You hit the nail on the head exactly how I am trying to use it. I said
that I am thinking like a corporate executive that
may or may not understand the nuances of our industry or even what goes into making a good game.
Most gamers (on both side of the debate) banter about the OGL from an almost philosophical prospective: "Did Paizo steal Wizards' customers?" "Is it good for the industry as a whole?" "Does it encourage good game designers?" etc. But the decision to use or not use the OGL rests (or rested, if the decision has already been made and they are just hanging onto that little tidbit) with an executive wants to hear the bottom line:
"Will it help this company sell more books?" and not someone that is wax philosophical about the OGL. So using a buzzword like "sense of ownership" helps them understand why the OGL will help them sell more books.
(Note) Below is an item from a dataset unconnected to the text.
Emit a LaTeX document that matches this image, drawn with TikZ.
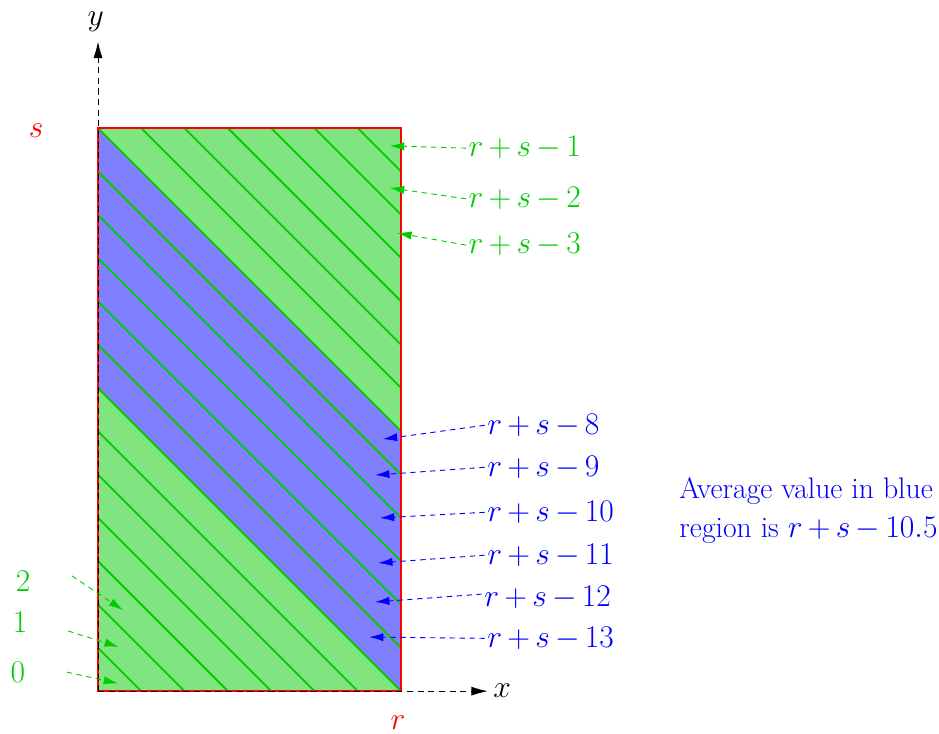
\documentclass[tikz,border=0pt]{standalone}
\usetikzlibrary{arrows.meta}
\definecolor{mygreen}{RGB}{0,204,0}
\newcommand{\lblfont}{\fontsize{19.5}{23}\selectfont\medmuskip=3mu\relax}
\newcommand{\avgfont}{\fontsize{19.5}{25.6}\selectfont\medmuskip=3mu\relax}
\begin{document}
\begin{tikzpicture}[x=1cm,y=1cm,
  lbl/.style={font=\lblfont, inner sep=1.5pt},
  glbl/.style={lbl, text=mygreen},
  blbl/.style={lbl, text=blue},
  garrow/.style={draw=mygreen, dashed, dash pattern=on 3.5pt off 3pt, line width=0.6pt, -{Latex[length=3.3mm,width=1.9mm]}},
  barrow/.style={draw=blue, dashed, dash pattern=on 3.5pt off 3pt, line width=0.6pt, -{Latex[length=3.3mm,width=1.9mm]}},
  axis/.style={draw=black, dashed, dash pattern=on 4pt off 3pt, line width=0.6pt, -{Latex[length=3.8mm,width=2.1mm]}},
  diag/.style={draw=mygreen, line width=1.2pt}]
\useasboundingbox (-2.263,-0.97) rectangle (19.42,15.96);
% fills
\fill[mygreen!50] (0,0) rectangle (7,13);
\fill[blue!50] (0,7) -- (0,13) -- (7,6) -- (7,0) -- cycle;
% diagonal lines
\begin{scope}
\clip (0,0) rectangle (7,13);
\foreach \k in {1,...,19} {
  \draw[diag] (0,\k) -- (\k,0);
}
\end{scope}
% rectangle
\draw[red, line width=1.3pt] (0,0) rectangle (7,13);
% axes
\coordinate (O) at (0,0);
\coordinate (ytip) at (0,15);
\coordinate (xtip) at (9,0);
\draw[axis] (O) -- (ytip);
\draw[axis] (O) -- (xtip);
\node[lbl] (ylab) at (-0.05,15.46) {$y$};
\node[lbl, anchor=west, inner sep=0pt] (xlab) at (9.12,0) {$x$};
\node[lbl, text=red] (slab) at (-1.43,12.95) {$s$};
\node[lbl, text=red] (rlab) at (6.93,-0.72) {$r$};
% green labels
\node[glbl, anchor=west] (g1) at (8.5,12.54) {$r+s-1$};
\node[glbl, anchor=west] (g2) at (8.5,11.37) {$r+s-2$};
\node[glbl, anchor=west] (g3) at (8.5,10.30) {$r+s-3$};
\coordinate (tg1) at (6.74,12.59);
\coordinate (tg2) at (6.74,11.62);
\coordinate (tg3) at (6.91,10.58);
\draw[garrow] (g1.west) -- (tg1);
\draw[garrow] (g2.west) -- (tg2);
\draw[garrow] (g3.west) -- (tg3);
% blue labels
\node[blbl, anchor=west] (b8) at (8.93,6.14) {$r+s-8$};
\node[blbl, anchor=west] (b9) at (8.93,5.17) {$r+s-9$};
\node[blbl, anchor=west] (b10) at (8.93,4.13) {$r+s-10$};
\node[blbl, anchor=west] (b11) at (8.93,3.14) {$r+s-11$};
\node[blbl, anchor=west] (b12) at (8.86,2.17) {$r+s-12$};
\node[blbl, anchor=west] (b13) at (8.93,1.22) {$r+s-13$};
\coordinate (tb8) at (6.58,5.82);
\coordinate (tb9) at (6.40,4.99);
\coordinate (tb10) at (6.51,4.00);
\coordinate (tb11) at (6.47,2.96);
\coordinate (tb12) at (6.40,2.06);
\coordinate (tb13) at (6.26,1.25);
\draw[barrow] (b8.west) -- (tb8);
\draw[barrow] (b9.west) -- (tb9);
\draw[barrow] (b10.west) -- (tb10);
\draw[barrow] (b11.west) -- (tb11);
\draw[barrow] ([yshift=2pt]b12.west) -- (tb12);
\draw[barrow] (b13.west) -- (tb13);
% small green numbers
\node[glbl] (n2) at (-1.73,2.54) {$2$};
\node[glbl] (n1) at (-1.80,1.59) {$1$};
\node[glbl] (n0) at (-1.85,0.44) {$0$};
\coordinate (sn2) at (-0.6,2.66);
\coordinate (sn1) at (-0.69,1.39);
\coordinate (sn0) at (-0.72,0.44);
\coordinate (tn2) at (0.58,1.87);
\coordinate (tn1) at (0.48,1.02);
\coordinate (tn0) at (0.46,0.18);
\draw[garrow] (sn2) -- (tn2);
\draw[garrow] (sn1) -- (tn1);
\draw[garrow] (sn0) -- (tn0);
% average text
\node[anchor=west, align=left, text=blue, inner sep=0pt, font=\avgfont] (avg) at (13.42,4.18)
  {Average value in blue\\region is $r+s-10.5$};
\end{tikzpicture}
\end{document}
And yes, as far as that same executive is concerned, the OGL is a marketing tool. It does not contribute directly to the bottom line but it will have an impact on it. How much that impact is a guess, but my educated guess is is that it would have a significant impact on 20% of their customer base that make up 80% of their revenue. The 80% of their customer base (i.e. @
morris whole gaming group) will buy the PHB and maybe a supplement or two afterwards. For them the OGL doesn't mean a thing. But to the 20% of their customers that buy almost every single book they produce (aka most of us that hang out on message boards talking about things like the OGL) will buy probably compatible books as well (perhaps not as frequently as the D&D books, but still, more than the 80% of D&D's customers who are never even going to hear about anyone other than Wizards). It is that 20% that drive the remaining 80% of their customers to buy anything. if the GM says to his 4 players, "I don't like D&D 4e. I like Pathfinder and that is what I'm going to run." Well, that 1 person just cost wizards 4 copies of the PHB. Does it matter to the players that the reason the GM wants to use a monster book produced by another company such as the
Book of Beasts because the group munchkin is going to buy the monster books produced by whichever company produced the game and he wants to surprise him. To that GM, the OGL matters. Or the GM doesn't have much time and makes frequent use of pre-published adventures and feels that Wizards doesn't really produce good adventures. To that GM, the OGL matters. Or there's the GM that makes his own NPCs and wants to throw something new and unique that the players had never seen before or is tired of always using options in the main company's books. To that GM, the OGL matters. And things like that make the difference for a GM deciding which game to play and who's books to buy on a regular basis.
So while it does not contribute directly to the bottom line,
the OGL makes a difference in sales to Wizards.
And before someone calls my 80/20 numbers into question, the 80/20 rule is a pretty well known business rule. Lisa Stevens was part of the study for Wizards (back when she worked at Wizards) that proved that it was true for them and she talks about that on a not-infrequent basis.